You’ll need to be self-sufficient during your stay at the Domes, bringing your own food. Support local businesses and stock up in the town of Wauchope on your drive-in (and grab some pastries and coffee at Baked Culture while you’re at it). There’s a stovetop, fridge (stocked as per a mini bar), BBQs, lanterns and mozzie coils, and you can even order DIY S’More packs for fireside fun. The interiors of the Domes have a cosy, stylish fit-out, with a modern bathroom (and a proper flushing toilet—none of that drop bush toilet stuff). As there’s no mobile reception, pack a good book or make the most of treasures that lie waiting to be discovered at every turn: a bed chest full of board games, a cupboard crammed with retro DVDs, a stargazing telescope (the skies are ablaze come night time). Many of these activities are ideal for couples, but there’s plenty on offer for solo travellers, such as yoga mats, locally-made face masks and bath bombs for hot tub soaks. 

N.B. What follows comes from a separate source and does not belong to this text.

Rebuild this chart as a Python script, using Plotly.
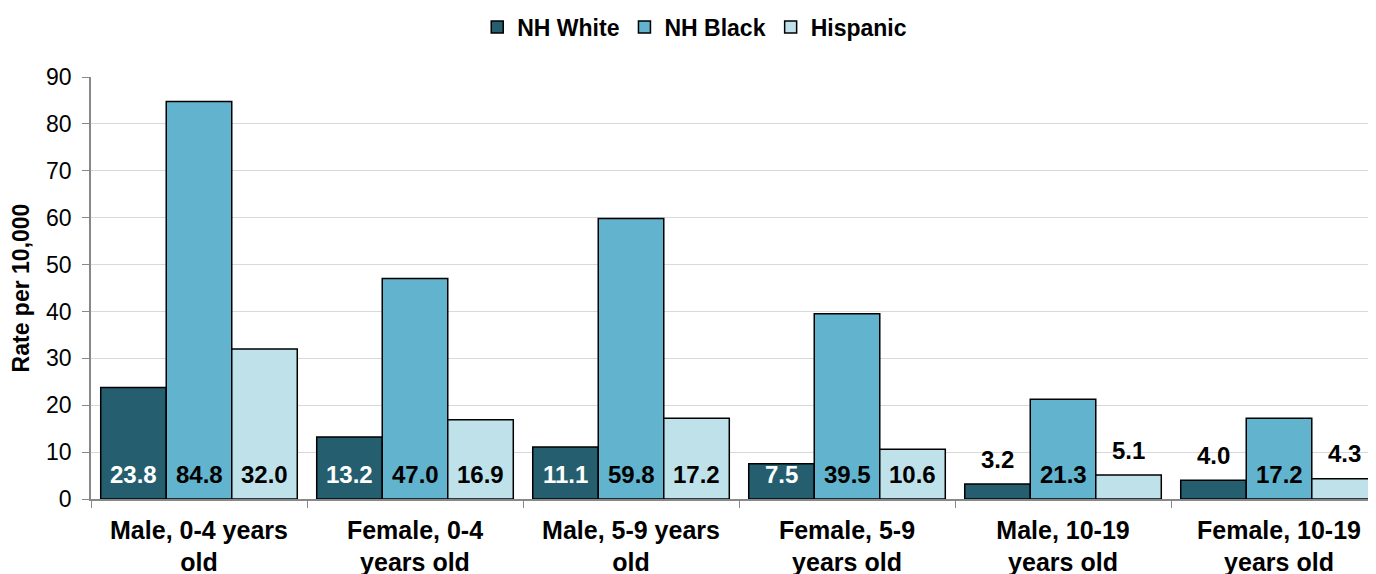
import plotly.graph_objects as go

categories = ["Male, 0-4 years<br>old", "Female, 0-4<br>years old", "Male, 5-9 years<br>old",
              "Female, 5-9<br>years old", "Male, 10-19<br>years old", "Female, 10-19<br>years old"]
series_names = ["NH White", "NH Black", "Hispanic"]
nh_white = [23.8, 13.2, 11.1, 7.5, 3.2, 4.0]
nh_black = [84.8, 47.0, 59.8, 39.5, 21.3, 17.2]
hispanic = [32.0, 16.9, 17.2, 10.6, 5.1, 4.3]
colors = ["#255F6F", "#62B3CD", "#BEE1EA"]
label_colors = ["white", "black", "black"]

FONT = "Liberation Sans, Arial, sans-serif"
bargap = 0.09
values = [nh_white, nh_black, hispanic]

fig = go.Figure()
for name, vals, col in zip(series_names, values, colors):
    fig.add_trace(go.Bar(x=categories, y=vals, name=f"<b>{name}</b>",
                         marker=dict(color=col, line=dict(color="black", width=1.5))))

bw = (1 - bargap) / 3
annotations = []
for s, vals in enumerate(values):
    for i, v in enumerate(vals):
        inside = v >= 6
        annotations.append(dict(
            x=i + (s - 1) * bw, y=0 if inside else v, xref="x", yref="y",
            text=f"<b>{v:.1f}</b>", showarrow=False, yshift=25, yanchor="middle",
            font=dict(family=FONT, size=24, color=label_colors[s] if inside else "black")))

W, H = 1368, 566
fig.update_layout(
    width=W, height=H,
    margin=dict(l=83, r=0, t=69, b=75, autoexpand=False),
    plot_bgcolor="white", paper_bgcolor="white",
    barmode="group", bargap=bargap, bargroupgap=0,
    font=dict(family=FONT, color="black"),
    legend=dict(orientation="h", x=0.502, xanchor="center", xref="container",
                y=1 - 19 / H, yanchor="middle", yref="container",
                font=dict(family=FONT, size=23, color="black"),
                traceorder="normal", itemwidth=30),
    annotations=annotations,
    xaxis=dict(range=[-0.5, 5.449], showline=True, linecolor="#888888", linewidth=1.5,
               ticks="outside", tickcolor="#888888", ticklen=7, tickson="boundaries",
               ticklabelstandoff=8, automargin=False,
               tickfont=dict(family=FONT, size=25, color="black"), showgrid=False),
    yaxis=dict(range=[0, 90], dtick=10, showline=True, linecolor="#888888", linewidth=1.5,
               ticks="outside", tickcolor="#888888", ticklen=7, automargin=False,
               ticklabelstandoff=6,
               gridcolor="#D9D9D9", gridwidth=1, zeroline=False,
               tickfont=dict(family=FONT, size=23, color="black"),
               title=dict(text="<b>Rate per 10,000</b>", font=dict(family=FONT, size=23, color="black"),
                          standoff=10)),
)
fig.update_xaxes(ticktext=[f"<b>{c}</b>" for c in categories], tickvals=categories)

fig.write_html("out.html")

It’s these thoughtful human touches that reinforce the benefit of making a responsible travel choice by booking local and giving your money to a tourism operator in the Greater Port Macquarie Region, such as Tom’s Creek Nature Domes. The owners are still working on the property following the setbacks of COVID-19, and flooding in the region —a new series of Domes designed with families and groups in mind is under construction, along with an open-air, barn-style dining hall and garden stage. Once ready, the venue will be ideal for wedding celebrations, with wedding parties able to book out the property. They’ve already got one couple—who honeymooned at the Domes—ready and waiting. Just need to train up the llamas for ring-bearer duties! 

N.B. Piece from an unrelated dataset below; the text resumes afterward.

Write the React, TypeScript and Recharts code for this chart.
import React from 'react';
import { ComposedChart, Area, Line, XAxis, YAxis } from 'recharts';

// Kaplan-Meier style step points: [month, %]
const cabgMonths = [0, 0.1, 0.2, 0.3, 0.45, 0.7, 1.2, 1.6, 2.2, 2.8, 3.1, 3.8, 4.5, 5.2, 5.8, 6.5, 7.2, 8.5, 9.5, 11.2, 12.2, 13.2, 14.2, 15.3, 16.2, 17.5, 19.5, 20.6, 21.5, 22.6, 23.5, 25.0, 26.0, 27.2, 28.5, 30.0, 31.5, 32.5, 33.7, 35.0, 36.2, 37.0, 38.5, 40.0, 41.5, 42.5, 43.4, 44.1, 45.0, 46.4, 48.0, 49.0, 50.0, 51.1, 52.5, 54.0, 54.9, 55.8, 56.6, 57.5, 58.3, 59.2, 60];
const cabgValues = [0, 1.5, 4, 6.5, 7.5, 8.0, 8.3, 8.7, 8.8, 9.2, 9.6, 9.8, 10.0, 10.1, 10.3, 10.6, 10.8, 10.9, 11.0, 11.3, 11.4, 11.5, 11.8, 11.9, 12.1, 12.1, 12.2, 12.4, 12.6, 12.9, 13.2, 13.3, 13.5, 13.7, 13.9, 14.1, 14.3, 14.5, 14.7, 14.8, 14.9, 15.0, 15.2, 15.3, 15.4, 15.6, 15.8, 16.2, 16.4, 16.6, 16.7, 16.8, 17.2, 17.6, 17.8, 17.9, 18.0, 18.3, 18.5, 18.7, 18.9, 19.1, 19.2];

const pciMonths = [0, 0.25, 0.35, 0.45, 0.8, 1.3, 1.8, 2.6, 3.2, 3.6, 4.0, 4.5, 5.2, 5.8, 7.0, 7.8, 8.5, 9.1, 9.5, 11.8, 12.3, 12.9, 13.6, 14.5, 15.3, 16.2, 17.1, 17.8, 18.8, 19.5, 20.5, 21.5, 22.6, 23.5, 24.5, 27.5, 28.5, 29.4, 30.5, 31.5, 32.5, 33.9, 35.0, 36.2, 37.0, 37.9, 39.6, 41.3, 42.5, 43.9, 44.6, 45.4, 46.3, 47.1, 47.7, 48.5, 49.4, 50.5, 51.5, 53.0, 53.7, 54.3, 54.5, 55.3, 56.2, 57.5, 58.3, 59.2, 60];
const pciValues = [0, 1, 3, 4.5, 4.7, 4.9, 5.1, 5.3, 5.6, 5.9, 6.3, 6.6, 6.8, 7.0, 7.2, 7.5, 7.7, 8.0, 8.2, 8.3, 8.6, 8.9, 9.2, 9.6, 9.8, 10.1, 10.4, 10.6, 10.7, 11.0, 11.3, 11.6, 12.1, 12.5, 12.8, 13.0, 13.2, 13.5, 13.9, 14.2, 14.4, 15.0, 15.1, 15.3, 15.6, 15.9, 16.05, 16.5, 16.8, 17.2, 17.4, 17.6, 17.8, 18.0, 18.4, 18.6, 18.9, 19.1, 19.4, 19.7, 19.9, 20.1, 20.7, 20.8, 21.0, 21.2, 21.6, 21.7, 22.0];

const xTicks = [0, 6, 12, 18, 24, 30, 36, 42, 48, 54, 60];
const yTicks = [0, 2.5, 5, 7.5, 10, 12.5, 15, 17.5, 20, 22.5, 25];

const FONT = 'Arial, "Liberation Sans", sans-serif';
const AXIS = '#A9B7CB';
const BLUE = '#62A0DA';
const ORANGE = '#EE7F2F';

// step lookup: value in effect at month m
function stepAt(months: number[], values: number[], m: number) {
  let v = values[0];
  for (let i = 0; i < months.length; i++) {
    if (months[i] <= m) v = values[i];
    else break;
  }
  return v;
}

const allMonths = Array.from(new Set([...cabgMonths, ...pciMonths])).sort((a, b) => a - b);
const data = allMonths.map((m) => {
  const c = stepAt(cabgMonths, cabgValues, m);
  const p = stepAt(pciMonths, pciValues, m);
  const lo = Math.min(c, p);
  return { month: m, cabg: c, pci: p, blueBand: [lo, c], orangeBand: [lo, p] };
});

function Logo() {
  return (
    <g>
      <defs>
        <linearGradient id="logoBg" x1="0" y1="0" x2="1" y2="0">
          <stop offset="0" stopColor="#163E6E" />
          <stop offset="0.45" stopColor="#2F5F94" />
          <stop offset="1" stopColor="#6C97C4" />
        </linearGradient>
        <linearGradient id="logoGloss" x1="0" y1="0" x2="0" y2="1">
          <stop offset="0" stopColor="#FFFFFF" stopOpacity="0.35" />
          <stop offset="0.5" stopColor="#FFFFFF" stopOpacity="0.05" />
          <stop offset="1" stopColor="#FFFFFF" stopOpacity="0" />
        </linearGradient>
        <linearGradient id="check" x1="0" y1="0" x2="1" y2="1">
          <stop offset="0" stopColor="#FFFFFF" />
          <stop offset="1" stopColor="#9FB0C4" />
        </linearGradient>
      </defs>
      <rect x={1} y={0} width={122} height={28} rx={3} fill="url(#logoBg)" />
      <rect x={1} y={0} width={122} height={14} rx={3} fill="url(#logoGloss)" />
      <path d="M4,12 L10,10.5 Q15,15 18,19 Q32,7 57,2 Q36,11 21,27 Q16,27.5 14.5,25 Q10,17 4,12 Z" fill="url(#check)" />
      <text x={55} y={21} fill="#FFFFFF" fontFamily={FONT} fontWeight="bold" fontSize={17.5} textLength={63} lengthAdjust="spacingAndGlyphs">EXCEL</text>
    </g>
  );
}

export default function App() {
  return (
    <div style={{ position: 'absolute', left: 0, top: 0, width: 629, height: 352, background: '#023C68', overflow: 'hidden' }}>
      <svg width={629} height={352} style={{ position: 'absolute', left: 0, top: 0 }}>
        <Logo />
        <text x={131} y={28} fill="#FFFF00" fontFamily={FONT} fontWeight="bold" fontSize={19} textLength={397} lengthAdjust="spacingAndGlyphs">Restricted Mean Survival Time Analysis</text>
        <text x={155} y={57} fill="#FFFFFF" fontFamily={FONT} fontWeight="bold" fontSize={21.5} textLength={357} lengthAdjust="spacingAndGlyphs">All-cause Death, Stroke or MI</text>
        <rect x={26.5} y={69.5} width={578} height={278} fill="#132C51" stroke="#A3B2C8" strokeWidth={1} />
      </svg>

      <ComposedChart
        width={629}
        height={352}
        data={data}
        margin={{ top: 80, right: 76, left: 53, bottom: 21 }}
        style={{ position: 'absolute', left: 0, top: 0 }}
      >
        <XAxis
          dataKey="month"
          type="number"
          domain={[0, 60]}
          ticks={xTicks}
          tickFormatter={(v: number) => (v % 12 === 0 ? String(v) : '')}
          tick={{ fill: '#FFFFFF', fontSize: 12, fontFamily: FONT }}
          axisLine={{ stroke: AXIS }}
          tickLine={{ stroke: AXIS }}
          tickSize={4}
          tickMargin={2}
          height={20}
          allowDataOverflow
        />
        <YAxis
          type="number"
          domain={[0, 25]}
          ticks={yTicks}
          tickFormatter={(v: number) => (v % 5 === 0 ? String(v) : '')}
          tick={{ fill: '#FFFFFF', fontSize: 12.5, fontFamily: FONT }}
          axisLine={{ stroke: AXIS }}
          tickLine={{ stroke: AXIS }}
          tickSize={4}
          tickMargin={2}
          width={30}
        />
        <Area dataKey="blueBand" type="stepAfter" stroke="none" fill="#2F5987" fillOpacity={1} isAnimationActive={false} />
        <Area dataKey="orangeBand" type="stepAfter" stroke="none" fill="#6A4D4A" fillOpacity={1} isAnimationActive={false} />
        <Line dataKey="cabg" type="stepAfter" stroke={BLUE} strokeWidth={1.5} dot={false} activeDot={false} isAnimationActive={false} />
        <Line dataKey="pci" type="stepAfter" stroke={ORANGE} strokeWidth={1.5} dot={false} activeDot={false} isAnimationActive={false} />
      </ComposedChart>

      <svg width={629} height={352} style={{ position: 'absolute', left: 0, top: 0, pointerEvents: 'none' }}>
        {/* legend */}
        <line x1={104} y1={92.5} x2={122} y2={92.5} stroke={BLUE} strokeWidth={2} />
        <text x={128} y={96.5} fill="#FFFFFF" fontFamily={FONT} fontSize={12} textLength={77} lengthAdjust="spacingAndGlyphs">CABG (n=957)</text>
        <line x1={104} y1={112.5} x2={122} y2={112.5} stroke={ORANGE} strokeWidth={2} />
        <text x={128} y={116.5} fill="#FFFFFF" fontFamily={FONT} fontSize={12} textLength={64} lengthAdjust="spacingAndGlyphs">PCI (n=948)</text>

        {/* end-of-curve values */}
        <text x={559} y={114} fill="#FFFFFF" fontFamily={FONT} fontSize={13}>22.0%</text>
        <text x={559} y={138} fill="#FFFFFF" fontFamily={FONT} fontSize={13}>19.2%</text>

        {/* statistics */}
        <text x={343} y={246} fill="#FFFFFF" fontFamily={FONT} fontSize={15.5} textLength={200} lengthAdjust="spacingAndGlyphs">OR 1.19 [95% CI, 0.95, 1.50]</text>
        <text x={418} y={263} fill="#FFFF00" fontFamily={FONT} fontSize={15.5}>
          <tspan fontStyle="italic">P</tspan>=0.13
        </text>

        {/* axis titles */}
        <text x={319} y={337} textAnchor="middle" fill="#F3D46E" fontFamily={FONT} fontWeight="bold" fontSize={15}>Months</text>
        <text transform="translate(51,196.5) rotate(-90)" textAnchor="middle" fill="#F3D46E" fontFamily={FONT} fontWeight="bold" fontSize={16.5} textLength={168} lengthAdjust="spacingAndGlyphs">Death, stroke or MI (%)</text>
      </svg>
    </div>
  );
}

An abundance of favourite moments come to mind from my two-night stay at Tom’s Creek: sipping champagne and gourmet picnicking at the top of a hill on a giant swing under a tree, with a bird’s eye view of the entire property (the ‘Mountain Top picnic’ is a must-do activity add on during your stay), lying on a deckchair at night wrapped in a blanket gazing up at starry constellations and eating hot melted marshmallows, to revelling in the joys of travellers before me, scrawled on notes in a jar of wishes left by the telescope (you’re encouraged to write your own to add to the jar). But I’ll leave you with a gratitude journal entry I made while staying there. I will preface this by saying that I don’t actually keep a gratitude journal, but Tom’s Creek Nature Domes is just the kind of place that makes you want to start one. And so, waking up on my second morning at Tom’s —lacking any 4G bars to facilitate my bad habit of a morning Instagram scroll—I finally opened up a notebook and made my first journal entry:

‘I am grateful to wake up after a deep sleep and breathe in the biggest breaths of this clean air, purified by nature and scented with eucalyptus and rain. I am grateful for this steaming hot coffee brewed on a fire. I feel accomplished at having made myself. I am grateful for the skittish sheep that made me laugh as I enjoyed a long nature walk at dawn and the animated billy goats and friendly llamas overlooking my shoulder as I write this: agreeable company for any solo traveller. I’m grateful for total peace, absolute stillness.” 

Off-grid holiday status: unlocked.

Where: Tom’s Creek Nature Domes, Port Macquarie, 2001 Toms Creek Rd
Price: $450 per night, book at the Natura Domes website.